Oh yes - and I just KNOW the sugar from these was what made sure I PASSED this exam too! YAY ME!!
Nigella's Cinnamon Buns from How to be a Domestic Goddess, with some minor adaptations
Makes about 18
For the dough:
600 g flour
100 g sugar
½ teaspoon salt
21 g (3 sachets) of easy-blend yeast or 45 g fresh yeast (I usually cut this amount in half, then let rise for double the time - I hate yeasty stuff! I've also succesfully used about 15 g of fresh yeast, then let it rise in the fridge over night)
100 g butter
400 ml milk
For the filling:
150 g soft, unsalted butter
150 g sugar
1 ½ teaspoons cinnamon
(I usually make 1½ portion of this - the original recipe instructs you to use one third of the dough as a bottom layer, but I always skip that step and just make more buns - so I need the extra filling... Well, that, and I like them gooey!)
Icing sugar, for when the buns are cooled, if you are so inclined.
Roasting tin (33 cm x 24 cm) or a large brownie tin with baking parchment bottom and sides
Combine the flour, sugar, salt and yeast in a large bowl. Melt the butter and whisk it into the milk and eggs, then stir it into the flour mixture. Mix to combine and then knead the dough either by hand or using the dough hook of a food mixer until its smooth and springy.
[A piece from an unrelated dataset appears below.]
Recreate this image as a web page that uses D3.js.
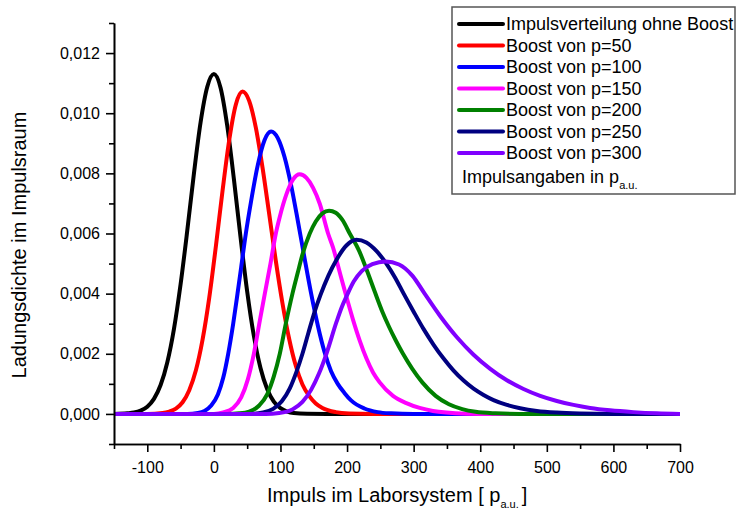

Form into a ball, place in an oiled bowl, cover with clingfilm and leave it to rise for about 25 minutes (Or double the time if you're using half amount of yeast) I've also been told you can succesfully do this step in your breadmachine (I've never tried that personally, 'cause I don't have one)
Mix the filling ingredients in a small bowl.
Preheat the oven to 220C (Gas 8). Roll out the dough on a lightly floured surface, aiming to get a rectangle of roughly 50 x 25 cm. Spread the rectangle with the buttery cinnamon mixture. Try to get an even coverage on the whole of the dough. Roll it up from the longest side until you have a giant sausage.
Cut the roll into 3 cm slices which should make about 20 rounds. Sit the rounds in lines in the tin, swirly cut-side up. Don't worry if they don’t fit snugly together as they will swell and become puffy when they prove. Let them rise again for about 15 minutes to let them get duly puffy (or, again, for about 30 minutes if using half yeast)
Put in the hot oven and bake for 20 – 25 minutes, by which time the buns will have risen and will be golden-brown in colour.
I usually make this batch, but only bake about 4 or 6 and freeze the rest, un-baked. If you want to do this, then after you've cut up the assembled buns (before the second rise), you put them on a cutting board or some other flat item, stick them in the freezer and leave them there for a couple of hours. When they're frozen solid, transfer to plastic bags, for easier storage. Then, whenever you feel like a freshly baked cinnamon bun, pop a couple out of the bag, leave to defrost and rise at the same time in the pan you'll be baking them in (takes an hour, hour and a half depending on how warm your kitchen is), and bake as per usual instructions. Really not the worst thing you could have lying in your freezer, and for some reason, they're never there for that long.